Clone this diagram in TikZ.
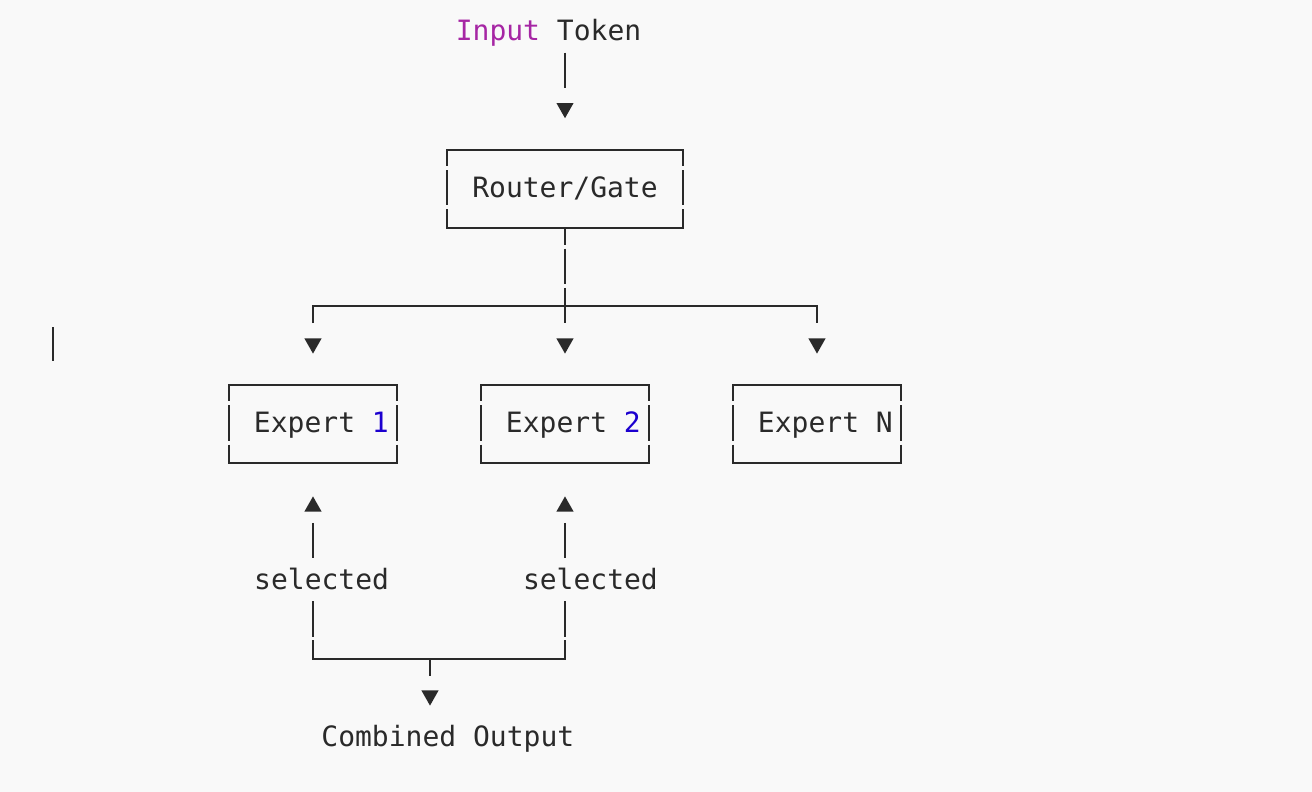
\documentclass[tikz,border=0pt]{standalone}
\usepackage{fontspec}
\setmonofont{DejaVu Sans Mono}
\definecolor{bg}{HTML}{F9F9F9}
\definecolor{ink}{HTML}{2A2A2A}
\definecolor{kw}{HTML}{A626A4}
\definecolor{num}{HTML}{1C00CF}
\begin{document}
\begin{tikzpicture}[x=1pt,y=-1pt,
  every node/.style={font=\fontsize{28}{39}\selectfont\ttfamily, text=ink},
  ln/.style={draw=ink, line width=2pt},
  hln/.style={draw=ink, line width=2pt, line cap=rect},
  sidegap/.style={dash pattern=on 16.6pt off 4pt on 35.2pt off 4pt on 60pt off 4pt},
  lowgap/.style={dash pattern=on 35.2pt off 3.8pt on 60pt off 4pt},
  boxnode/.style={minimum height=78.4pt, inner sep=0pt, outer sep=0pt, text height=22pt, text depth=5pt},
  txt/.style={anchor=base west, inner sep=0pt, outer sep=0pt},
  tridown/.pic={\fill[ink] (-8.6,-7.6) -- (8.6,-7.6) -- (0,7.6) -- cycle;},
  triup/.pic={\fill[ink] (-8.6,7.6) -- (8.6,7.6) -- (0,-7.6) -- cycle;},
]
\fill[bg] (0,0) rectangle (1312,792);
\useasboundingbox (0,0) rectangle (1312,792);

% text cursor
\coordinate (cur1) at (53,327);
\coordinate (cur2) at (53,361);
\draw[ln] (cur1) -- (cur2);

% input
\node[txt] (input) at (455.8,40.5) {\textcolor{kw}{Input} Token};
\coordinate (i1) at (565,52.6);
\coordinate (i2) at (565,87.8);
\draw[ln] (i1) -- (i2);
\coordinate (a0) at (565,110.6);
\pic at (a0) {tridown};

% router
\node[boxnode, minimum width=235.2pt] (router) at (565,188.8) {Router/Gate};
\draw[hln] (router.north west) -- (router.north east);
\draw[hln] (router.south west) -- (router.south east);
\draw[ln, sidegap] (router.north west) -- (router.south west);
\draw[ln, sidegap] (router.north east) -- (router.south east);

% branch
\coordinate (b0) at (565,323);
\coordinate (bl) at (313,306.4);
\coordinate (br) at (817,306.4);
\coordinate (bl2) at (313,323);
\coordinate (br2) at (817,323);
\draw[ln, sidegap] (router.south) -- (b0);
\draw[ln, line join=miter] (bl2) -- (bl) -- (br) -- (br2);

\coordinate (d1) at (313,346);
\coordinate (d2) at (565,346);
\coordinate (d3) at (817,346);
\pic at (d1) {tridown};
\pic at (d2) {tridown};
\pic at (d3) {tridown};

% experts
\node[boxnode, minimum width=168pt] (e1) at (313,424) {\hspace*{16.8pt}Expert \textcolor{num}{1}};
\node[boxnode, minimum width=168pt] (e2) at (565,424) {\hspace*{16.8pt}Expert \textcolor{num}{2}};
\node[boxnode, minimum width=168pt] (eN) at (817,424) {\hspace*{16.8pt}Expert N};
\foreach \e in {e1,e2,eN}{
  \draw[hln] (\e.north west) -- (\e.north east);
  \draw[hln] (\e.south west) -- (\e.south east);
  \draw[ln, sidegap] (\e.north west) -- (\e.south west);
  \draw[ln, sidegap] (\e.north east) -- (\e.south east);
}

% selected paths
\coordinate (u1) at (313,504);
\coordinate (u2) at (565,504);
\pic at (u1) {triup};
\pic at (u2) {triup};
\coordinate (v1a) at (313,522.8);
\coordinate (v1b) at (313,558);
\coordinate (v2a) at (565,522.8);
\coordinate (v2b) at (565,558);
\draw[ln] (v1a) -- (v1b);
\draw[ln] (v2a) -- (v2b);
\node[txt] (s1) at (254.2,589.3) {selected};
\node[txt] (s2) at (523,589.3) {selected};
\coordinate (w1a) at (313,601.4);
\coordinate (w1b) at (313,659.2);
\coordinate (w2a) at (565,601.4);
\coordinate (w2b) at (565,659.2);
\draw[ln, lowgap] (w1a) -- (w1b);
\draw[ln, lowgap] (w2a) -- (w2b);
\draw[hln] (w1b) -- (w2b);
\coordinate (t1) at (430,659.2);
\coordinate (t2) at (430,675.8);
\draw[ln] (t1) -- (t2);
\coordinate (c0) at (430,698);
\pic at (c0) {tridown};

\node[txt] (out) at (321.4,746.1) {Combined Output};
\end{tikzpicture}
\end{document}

****************************************

What you should do
Omit the pictures, and quote the material above exactly as given.

Task response
Clone this diagram in TikZ.
\documentclass[tikz,border=0pt]{standalone}
\usepackage{fontspec}
\setmonofont{DejaVu Sans Mono}
\definecolor{bg}{HTML}{F9F9F9}
\definecolor{ink}{HTML}{2A2A2A}
\definecolor{kw}{HTML}{A626A4}
\definecolor{num}{HTML}{1C00CF}
\begin{document}
\begin{tikzpicture}[x=1pt,y=-1pt,
  every node/.style={font=\fontsize{28}{39}\selectfont\ttfamily, text=ink},
  ln/.style={draw=ink, line width=2pt},
  hln/.style={draw=ink, line width=2pt, line cap=rect},
  sidegap/.style={dash pattern=on 16.6pt off 4pt on 35.2pt off 4pt on 60pt off 4pt},
  lowgap/.style={dash pattern=on 35.2pt off 3.8pt on 60pt off 4pt},
  boxnode/.style={minimum height=78.4pt, inner sep=0pt, outer sep=0pt, text height=22pt, text depth=5pt},
  txt/.style={anchor=base west, inner sep=0pt, outer sep=0pt},
  tridown/.pic={\fill[ink] (-8.6,-7.6) -- (8.6,-7.6) -- (0,7.6) -- cycle;},
  triup/.pic={\fill[ink] (-8.6,7.6) -- (8.6,7.6) -- (0,-7.6) -- cycle;},
]
\fill[bg] (0,0) rectangle (1312,792);
\useasboundingbox (0,0) rectangle (1312,792);

% text cursor
\coordinate (cur1) at (53,327);
\coordinate (cur2) at (53,361);
\draw[ln] (cur1) -- (cur2);

% input
\node[txt] (input) at (455.8,40.5) {\textcolor{kw}{Input} Token};
\coordinate (i1) at (565,52.6);
\coordinate (i2) at (565,87.8);
\draw[ln] (i1) -- (i2);
\coordinate (a0) at (565,110.6);
\pic at (a0) {tridown};

% router
\node[boxnode, minimum width=235.2pt] (router) at (565,188.8) {Router/Gate};
\draw[hln] (router.north west) -- (router.north east);
\draw[hln] (router.south west) -- (router.south east);
\draw[ln, sidegap] (router.north west) -- (router.south west);
\draw[ln, sidegap] (router.north east) -- (router.south east);

% branch
\coordinate (b0) at (565,323);
\coordinate (bl) at (313,306.4);
\coordinate (br) at (817,306.4);
\coordinate (bl2) at (313,323);
\coordinate (br2) at (817,323);
\draw[ln, sidegap] (router.south) -- (b0);
\draw[ln, line join=miter] (bl2) -- (bl) -- (br) -- (br2);

\coordinate (d1) at (313,346);
\coordinate (d2) at (565,346);
\coordinate (d3) at (817,346);
\pic at (d1) {tridown};
\pic at (d2) {tridown};
\pic at (d3) {tridown};

% experts
\node[boxnode, minimum width=168pt] (e1) at (313,424) {\hspace*{16.8pt}Expert \textcolor{num}{1}};
\node[boxnode, minimum width=168pt] (e2) at (565,424) {\hspace*{16.8pt}Expert \textcolor{num}{2}};
\node[boxnode, minimum width=168pt] (eN) at (817,424) {\hspace*{16.8pt}Expert N};
\foreach \e in {e1,e2,eN}{
  \draw[hln] (\e.north west) -- (\e.north east);
  \draw[hln] (\e.south west) -- (\e.south east);
  \draw[ln, sidegap] (\e.north west) -- (\e.south west);
  \draw[ln, sidegap] (\e.north east) -- (\e.south east);
}

% selected paths
\coordinate (u1) at (313,504);
\coordinate (u2) at (565,504);
\pic at (u1) {triup};
\pic at (u2) {triup};
\coordinate (v1a) at (313,522.8);
\coordinate (v1b) at (313,558);
\coordinate (v2a) at (565,522.8);
\coordinate (v2b) at (565,558);
\draw[ln] (v1a) -- (v1b);
\draw[ln] (v2a) -- (v2b);
\node[txt] (s1) at (254.2,589.3) {selected};
\node[txt] (s2) at (523,589.3) {selected};
\coordinate (w1a) at (313,601.4);
\coordinate (w1b) at (313,659.2);
\coordinate (w2a) at (565,601.4);
\coordinate (w2b) at (565,659.2);
\draw[ln, lowgap] (w1a) -- (w1b);
\draw[ln, lowgap] (w2a) -- (w2b);
\draw[hln] (w1b) -- (w2b);
\coordinate (t1) at (430,659.2);
\coordinate (t2) at (430,675.8);
\draw[ln] (t1) -- (t2);
\coordinate (c0) at (430,698);
\pic at (c0) {tridown};

\node[txt] (out) at (321.4,746.1) {Combined Output};
\end{tikzpicture}
\end{document}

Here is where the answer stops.